Симеон дернул пальцами, и Дамиан потянул его на себя, чтобы помочь сесть, пытаясь отогнать от себя мысли, насколько бесплотной ощущается его рука. Паника, улегшаяся от осознания, что наставник жив, на самом деле никуда не исчезла — Дамиан насильно затолкал ее в ларец и захлопнул толстой крышкой трусости. Он просто боялся думать о том, что с ним будет, если Симеон вдруг умрет. Дамиан сомневался, что его рассудок выдержит такую потерю, ведь в его жизни больше и не осталось настолько близких людей.
— Это старость, мальчик мой. Хотя и она сама по себе может быть болезнью, как посмотреть, — усмехнулся Симеон. — Не переживай. Когда мы молоды, нам всем кажется, что это время бесконечно, но старость подкрадывается маленькими, незаметными шагами, пока мы не обращаем на нее внимания. А потом в один прекрасный день она оказывается за нашей спиной, и мы ничего не можем поделать, кроме как примириться с ней и со всеми болячками, что она приносит. Но это проза жизни, не бери в голову. Лучше скажи мне, где ты был все эти дни? С тобой все в порядке? — Он подслеповато прищурился, — видимо, зрение в вечернем сумраке было уже не то — пытаясь разглядеть лицо Дамиана. — Тебя ранили?

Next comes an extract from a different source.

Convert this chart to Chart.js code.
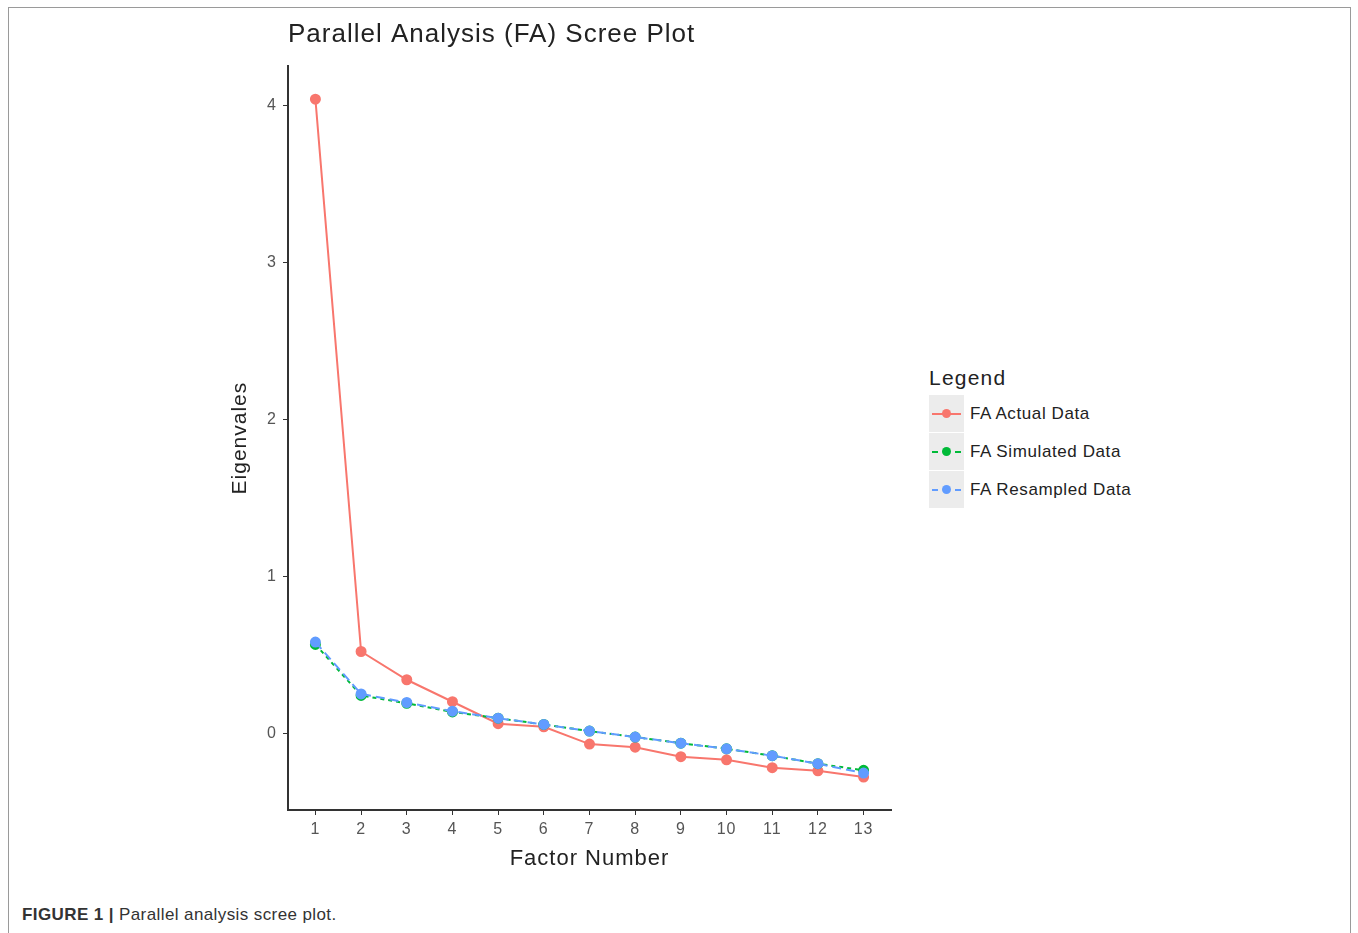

Он хотел солгать, но решил, что синяки на лице говорят куда красноречивее.
— Все эти дни? — переспросил он, желая сменить тему.
— Три дня тебя не было. Я волновался, но Элеонора убедила меня, что ты в порядке и скоро вернешься.
Вспышка злости при упоминании старой вёльвы быстро угасла, потому что Симеон закряхтел от боли и откинулся на подушки.
— Ты наверняка желаешь поговорить о Князе?
Дамиан мрачно кивнул и укрыл наставника покрывалом. Голоса сомнений — оглушительные и резкие — вновь зазвучали в голове.
— Я понимаю твое непринятие того, что ты услышал. Но как я уже говорил, всякому знанию свое время. Ты просто был не готов. Но я уверен, мальчик мой, ты справишься. У тебя преданное сердце, и оно поможет тебе найти верный путь. И я знаю, что мы с тобой исправим ту карикатуру, в которую превратился Храм… — Симеон осип к концу речи и сухо закашлялся.
Дамиан спешно вернулся на кухню, налил из кувшина воды в кружку и вернулся к наставнику. Он выпил все до дна.